# DATA PROVIDED:
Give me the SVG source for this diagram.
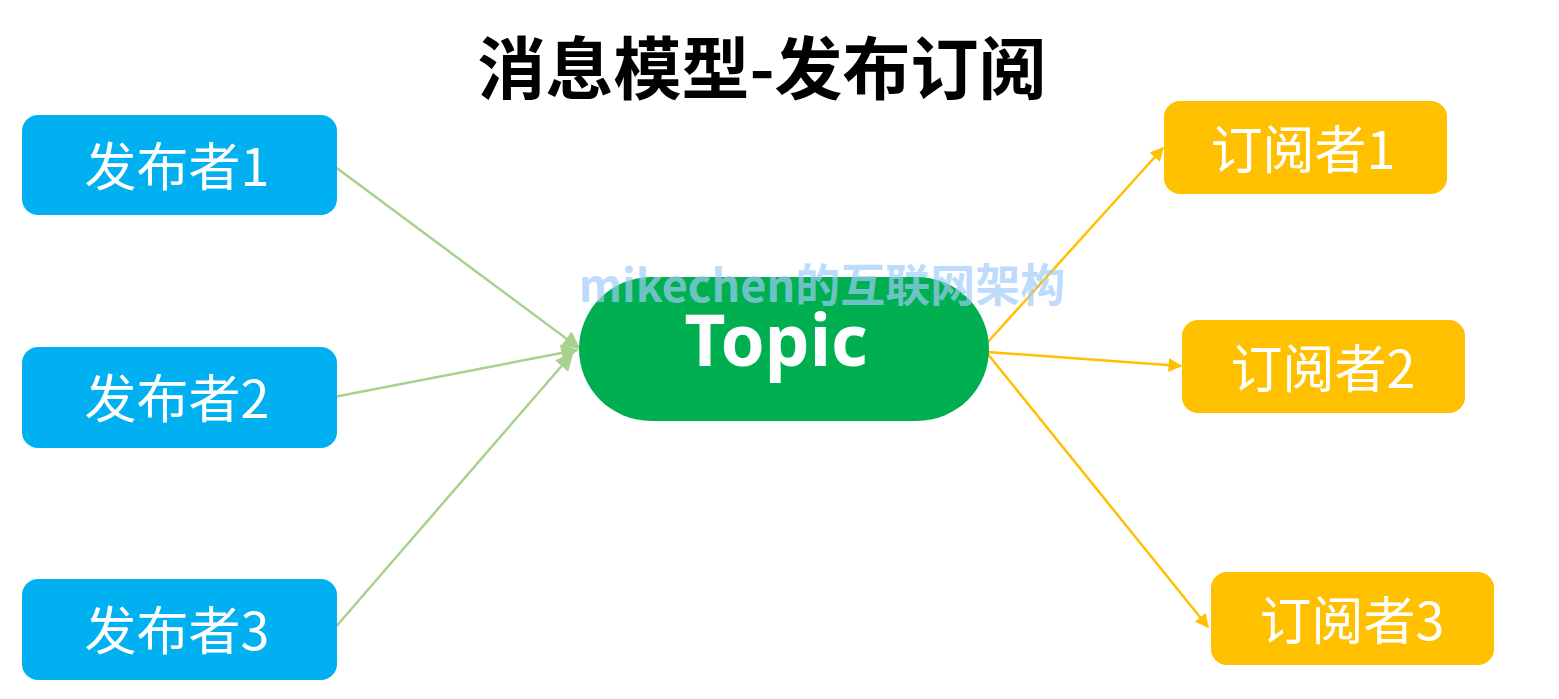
<svg xmlns="http://www.w3.org/2000/svg" width="1559" height="699" viewBox="0 0 1559 699">
<style>
.pub{fill:#00B0F0}
.sub{fill:#FFC000}
.lbl{fill:#fff;font-family:"Noto Sans CJK SC","Noto Sans",sans-serif;font-size:52px;font-weight:400;text-anchor:middle}
.g{stroke:#A9D18E;stroke-width:2.5;fill:none}
.y{stroke:#FFC000;stroke-width:2.5;fill:none}
</style>
<defs>
<marker id="ag" viewBox="0 0 10 10" refX="9" refY="5" markerWidth="7.5" markerHeight="7" markerUnits="strokeWidth" orient="auto"><path d="M0,0 L10,5 L0,10 z" fill="#A9D18E"/></marker>
<marker id="ay" viewBox="0 0 10 10" refX="9" refY="5" markerWidth="7" markerHeight="5.5" markerUnits="strokeWidth" orient="auto"><path d="M0,0 L10,5 L0,10 z" fill="#FFC000"/></marker>
</defs>
<rect width="1559" height="699" fill="#fff"/>
<text x="762" y="94" font-family="'Noto Sans CJK SC',sans-serif" font-weight="bold" font-size="68" text-anchor="middle" fill="#000">消息模型-发布订阅</text>
<g id="connectors">
<line class="g" x1="334" y1="166" x2="579" y2="348" marker-end="url(#ag)"/>
<line class="g" x1="334" y1="397" x2="577" y2="350" marker-end="url(#ag)"/>
<line class="g" x1="334" y1="629" x2="572" y2="354" marker-end="url(#ag)"/>
<line class="y" x1="987" y1="343" x2="1163" y2="148" marker-end="url(#ay)"/>
<line class="y" x1="987" y1="352" x2="1181" y2="366" marker-end="url(#ay)"/>
<line class="y" x1="987" y1="353" x2="1208" y2="627" marker-end="url(#ay)"/>
</g>
<g id="pub1"><rect class="pub" x="22" y="115" width="315" height="100" rx="16"/><text class="lbl" x="177" y="186">发布者1</text></g>
<g id="pub2"><rect class="pub" x="22" y="347" width="315" height="101" rx="16"/><text class="lbl" x="177" y="418">发布者2</text></g>
<g id="pub3"><rect class="pub" x="22" y="579" width="315" height="101" rx="16"/><text class="lbl" x="177" y="650">发布者3</text></g>
<g id="topic"><rect x="579" y="277" width="410" height="144" rx="72" fill="#00B050"/><text x="776" y="366" font-family="'Noto Sans','Open Sans',sans-serif" font-weight="bold" font-size="71" text-anchor="middle" fill="#fff">Topic</text></g>
<g id="sub1"><rect class="sub" x="1164" y="101" width="283" height="93" rx="16"/><text class="lbl" x="1303" y="169">订阅者1</text></g>
<g id="sub2"><rect class="sub" x="1182" y="320" width="283" height="93" rx="16"/><text class="lbl" x="1323" y="388">订阅者2</text></g>
<g id="sub3"><rect class="sub" x="1211" y="572" width="283" height="93" rx="16"/><text class="lbl" x="1352" y="640">订阅者3</text></g>
<text x="822" y="302" font-family="'Noto Sans CJK SC',sans-serif" font-weight="bold" font-size="45" text-anchor="middle" fill="#9FCCFA" fill-opacity="0.7">mikechen的互联网架构</text>
</svg>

# GIVEN TASK:
Leave out the pictures and retype every line above exactly.

# ANSWER TO THE EXERCISE:
Give me the SVG source for this diagram.
<svg xmlns="http://www.w3.org/2000/svg" width="1559" height="699" viewBox="0 0 1559 699">
<style>
.pub{fill:#00B0F0}
.sub{fill:#FFC000}
.lbl{fill:#fff;font-family:"Noto Sans CJK SC","Noto Sans",sans-serif;font-size:52px;font-weight:400;text-anchor:middle}
.g{stroke:#A9D18E;stroke-width:2.5;fill:none}
.y{stroke:#FFC000;stroke-width:2.5;fill:none}
</style>
<defs>
<marker id="ag" viewBox="0 0 10 10" refX="9" refY="5" markerWidth="7.5" markerHeight="7" markerUnits="strokeWidth" orient="auto"><path d="M0,0 L10,5 L0,10 z" fill="#A9D18E"/></marker>
<marker id="ay" viewBox="0 0 10 10" refX="9" refY="5" markerWidth="7" markerHeight="5.5" markerUnits="strokeWidth" orient="auto"><path d="M0,0 L10,5 L0,10 z" fill="#FFC000"/></marker>
</defs>
<rect width="1559" height="699" fill="#fff"/>
<text x="762" y="94" font-family="'Noto Sans CJK SC',sans-serif" font-weight="bold" font-size="68" text-anchor="middle" fill="#000">消息模型-发布订阅</text>
<g id="connectors">
<line class="g" x1="334" y1="166" x2="579" y2="348" marker-end="url(#ag)"/>
<line class="g" x1="334" y1="397" x2="577" y2="350" marker-end="url(#ag)"/>
<line class="g" x1="334" y1="629" x2="572" y2="354" marker-end="url(#ag)"/>
<line class="y" x1="987" y1="343" x2="1163" y2="148" marker-end="url(#ay)"/>
<line class="y" x1="987" y1="352" x2="1181" y2="366" marker-end="url(#ay)"/>
<line class="y" x1="987" y1="353" x2="1208" y2="627" marker-end="url(#ay)"/>
</g>
<g id="pub1"><rect class="pub" x="22" y="115" width="315" height="100" rx="16"/><text class="lbl" x="177" y="186">发布者1</text></g>
<g id="pub2"><rect class="pub" x="22" y="347" width="315" height="101" rx="16"/><text class="lbl" x="177" y="418">发布者2</text></g>
<g id="pub3"><rect class="pub" x="22" y="579" width="315" height="101" rx="16"/><text class="lbl" x="177" y="650">发布者3</text></g>
<g id="topic"><rect x="579" y="277" width="410" height="144" rx="72" fill="#00B050"/><text x="776" y="366" font-family="'Noto Sans','Open Sans',sans-serif" font-weight="bold" font-size="71" text-anchor="middle" fill="#fff">Topic</text></g>
<g id="sub1"><rect class="sub" x="1164" y="101" width="283" height="93" rx="16"/><text class="lbl" x="1303" y="169">订阅者1</text></g>
<g id="sub2"><rect class="sub" x="1182" y="320" width="283" height="93" rx="16"/><text class="lbl" x="1323" y="388">订阅者2</text></g>
<g id="sub3"><rect class="sub" x="1211" y="572" width="283" height="93" rx="16"/><text class="lbl" x="1352" y="640">订阅者3</text></g>
<text x="822" y="302" font-family="'Noto Sans CJK SC',sans-serif" font-weight="bold" font-size="45" text-anchor="middle" fill="#9FCCFA" fill-opacity="0.7">mikechen的互联网架构</text>
</svg>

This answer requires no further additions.